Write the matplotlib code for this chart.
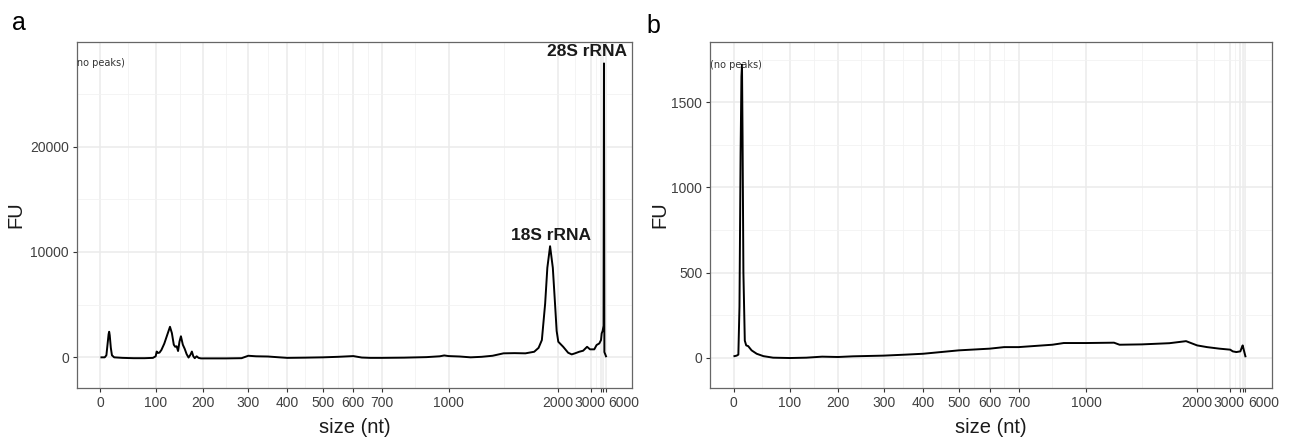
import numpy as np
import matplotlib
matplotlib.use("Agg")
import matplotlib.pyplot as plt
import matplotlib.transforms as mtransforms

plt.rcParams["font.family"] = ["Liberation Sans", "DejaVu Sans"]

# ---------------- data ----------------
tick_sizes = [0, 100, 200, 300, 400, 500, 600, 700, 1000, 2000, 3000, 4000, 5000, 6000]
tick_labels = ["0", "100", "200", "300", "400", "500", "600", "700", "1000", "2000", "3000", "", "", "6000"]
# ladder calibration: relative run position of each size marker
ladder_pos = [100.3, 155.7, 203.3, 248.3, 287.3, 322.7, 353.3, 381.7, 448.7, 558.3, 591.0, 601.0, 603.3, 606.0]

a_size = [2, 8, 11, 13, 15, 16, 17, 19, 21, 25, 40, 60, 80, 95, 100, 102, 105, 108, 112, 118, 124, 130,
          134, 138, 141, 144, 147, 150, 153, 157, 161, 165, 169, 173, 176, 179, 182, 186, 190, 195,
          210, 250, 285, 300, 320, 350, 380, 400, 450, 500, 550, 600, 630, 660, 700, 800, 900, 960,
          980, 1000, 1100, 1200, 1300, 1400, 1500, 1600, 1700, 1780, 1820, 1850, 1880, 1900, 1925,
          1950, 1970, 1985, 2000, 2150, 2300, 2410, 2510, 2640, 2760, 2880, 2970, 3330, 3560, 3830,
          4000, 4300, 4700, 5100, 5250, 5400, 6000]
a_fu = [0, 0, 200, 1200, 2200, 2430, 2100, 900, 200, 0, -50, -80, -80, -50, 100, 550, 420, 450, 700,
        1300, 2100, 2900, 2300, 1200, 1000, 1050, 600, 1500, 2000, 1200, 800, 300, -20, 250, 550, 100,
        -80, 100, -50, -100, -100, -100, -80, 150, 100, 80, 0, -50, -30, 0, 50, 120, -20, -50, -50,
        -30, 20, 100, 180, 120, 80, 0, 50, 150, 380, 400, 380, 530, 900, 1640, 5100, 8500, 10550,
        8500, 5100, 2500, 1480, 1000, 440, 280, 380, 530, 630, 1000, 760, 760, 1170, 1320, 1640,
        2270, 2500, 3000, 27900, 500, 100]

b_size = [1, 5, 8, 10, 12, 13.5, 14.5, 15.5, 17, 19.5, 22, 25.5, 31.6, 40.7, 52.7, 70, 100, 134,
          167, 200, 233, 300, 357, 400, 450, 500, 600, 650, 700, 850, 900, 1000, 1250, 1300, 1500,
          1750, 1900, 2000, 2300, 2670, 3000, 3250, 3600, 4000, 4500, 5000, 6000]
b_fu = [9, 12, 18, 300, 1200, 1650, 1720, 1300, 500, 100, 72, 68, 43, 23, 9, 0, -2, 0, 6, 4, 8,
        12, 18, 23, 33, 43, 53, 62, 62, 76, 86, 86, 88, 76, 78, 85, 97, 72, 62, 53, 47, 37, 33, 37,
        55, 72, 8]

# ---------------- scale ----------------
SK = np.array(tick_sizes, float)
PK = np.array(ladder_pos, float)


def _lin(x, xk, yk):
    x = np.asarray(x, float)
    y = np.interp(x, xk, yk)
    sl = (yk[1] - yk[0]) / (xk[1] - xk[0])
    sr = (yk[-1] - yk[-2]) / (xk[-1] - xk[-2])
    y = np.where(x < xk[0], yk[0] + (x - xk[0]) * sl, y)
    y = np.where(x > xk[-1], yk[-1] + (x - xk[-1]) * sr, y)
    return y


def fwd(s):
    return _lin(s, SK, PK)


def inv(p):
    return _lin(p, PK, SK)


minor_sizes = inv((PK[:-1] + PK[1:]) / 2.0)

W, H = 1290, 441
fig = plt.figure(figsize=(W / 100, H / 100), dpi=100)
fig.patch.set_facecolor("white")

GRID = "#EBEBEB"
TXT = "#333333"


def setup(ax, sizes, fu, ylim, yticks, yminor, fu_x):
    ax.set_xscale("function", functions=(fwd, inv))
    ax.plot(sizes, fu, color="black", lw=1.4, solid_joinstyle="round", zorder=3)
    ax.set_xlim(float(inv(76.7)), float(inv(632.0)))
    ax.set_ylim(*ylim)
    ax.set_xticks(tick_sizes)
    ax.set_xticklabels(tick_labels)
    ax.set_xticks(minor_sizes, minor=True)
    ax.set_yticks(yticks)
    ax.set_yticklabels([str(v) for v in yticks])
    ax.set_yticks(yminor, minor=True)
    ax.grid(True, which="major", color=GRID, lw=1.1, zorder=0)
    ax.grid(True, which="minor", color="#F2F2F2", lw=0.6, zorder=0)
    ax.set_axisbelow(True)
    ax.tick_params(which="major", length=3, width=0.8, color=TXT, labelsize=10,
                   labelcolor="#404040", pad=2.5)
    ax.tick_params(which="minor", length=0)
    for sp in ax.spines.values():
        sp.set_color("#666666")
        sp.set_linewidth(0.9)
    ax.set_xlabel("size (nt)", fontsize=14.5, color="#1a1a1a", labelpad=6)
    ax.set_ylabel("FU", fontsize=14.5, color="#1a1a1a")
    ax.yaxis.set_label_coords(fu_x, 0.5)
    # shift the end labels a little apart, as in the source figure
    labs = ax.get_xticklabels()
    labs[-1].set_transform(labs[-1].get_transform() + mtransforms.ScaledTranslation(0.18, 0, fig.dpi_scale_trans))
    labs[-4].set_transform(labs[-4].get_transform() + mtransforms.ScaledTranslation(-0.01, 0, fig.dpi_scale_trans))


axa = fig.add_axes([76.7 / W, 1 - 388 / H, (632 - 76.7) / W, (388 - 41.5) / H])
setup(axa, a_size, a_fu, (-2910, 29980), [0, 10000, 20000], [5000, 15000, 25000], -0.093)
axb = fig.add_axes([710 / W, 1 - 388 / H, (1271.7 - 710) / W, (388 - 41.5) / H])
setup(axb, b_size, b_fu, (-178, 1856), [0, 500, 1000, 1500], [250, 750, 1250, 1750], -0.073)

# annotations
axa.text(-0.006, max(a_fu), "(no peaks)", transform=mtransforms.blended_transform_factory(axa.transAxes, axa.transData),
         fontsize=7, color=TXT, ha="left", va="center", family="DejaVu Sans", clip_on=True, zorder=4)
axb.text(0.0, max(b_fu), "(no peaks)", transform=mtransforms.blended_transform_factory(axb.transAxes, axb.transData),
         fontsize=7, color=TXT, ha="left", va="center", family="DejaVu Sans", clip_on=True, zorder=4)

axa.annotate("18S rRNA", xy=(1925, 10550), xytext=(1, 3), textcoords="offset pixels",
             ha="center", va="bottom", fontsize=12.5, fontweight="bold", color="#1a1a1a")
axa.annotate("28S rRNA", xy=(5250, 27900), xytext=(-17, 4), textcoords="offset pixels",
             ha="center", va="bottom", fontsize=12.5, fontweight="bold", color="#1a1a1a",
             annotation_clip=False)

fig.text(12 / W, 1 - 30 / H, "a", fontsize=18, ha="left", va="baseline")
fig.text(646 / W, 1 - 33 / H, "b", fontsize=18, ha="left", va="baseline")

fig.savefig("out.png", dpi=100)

* * *

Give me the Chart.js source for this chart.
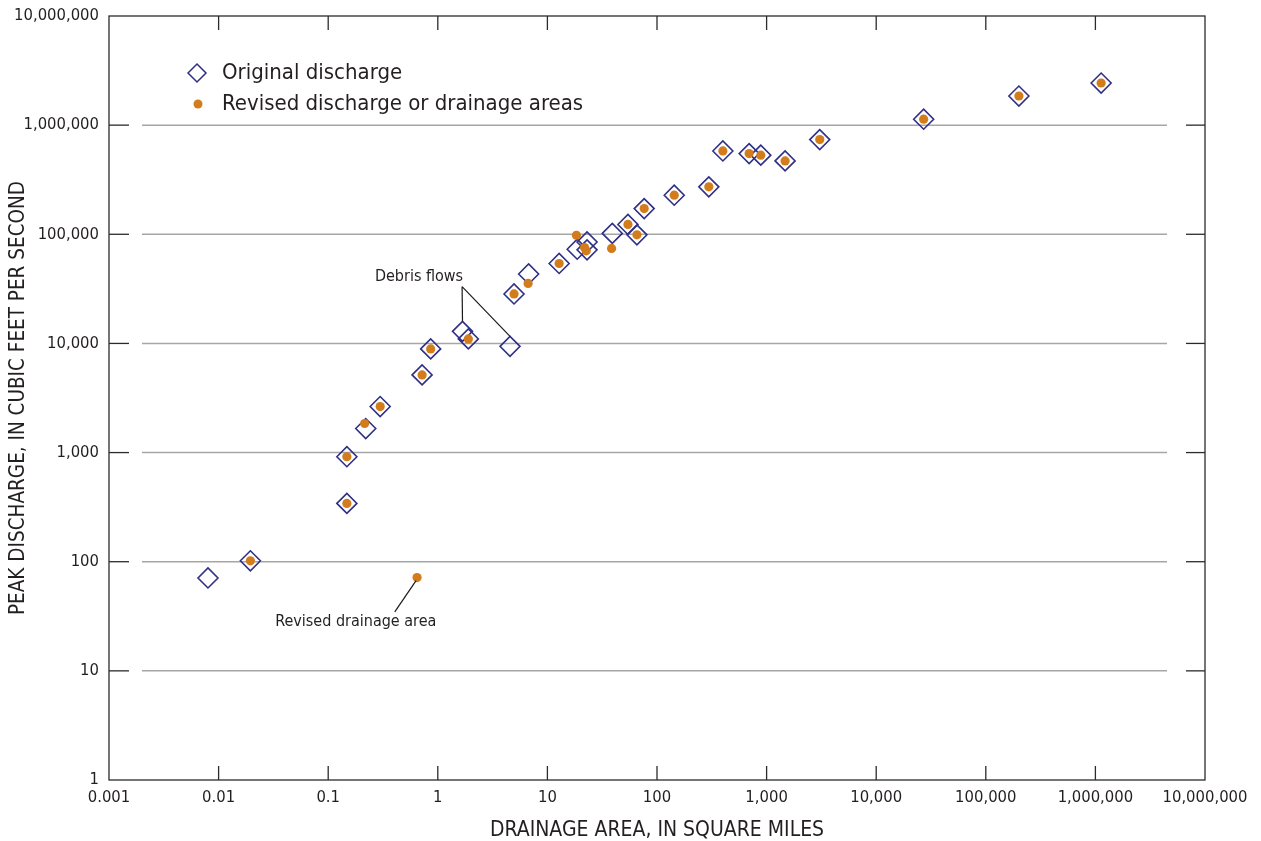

* * *

**Prompt**: Check every line of the data, and copy the ones that contain "matplotlib".

**The output**:
Write the matplotlib code for this chart.
import matplotlib
matplotlib.use("Agg")
import matplotlib.pyplot as plt
import matplotlib.transforms as mtransforms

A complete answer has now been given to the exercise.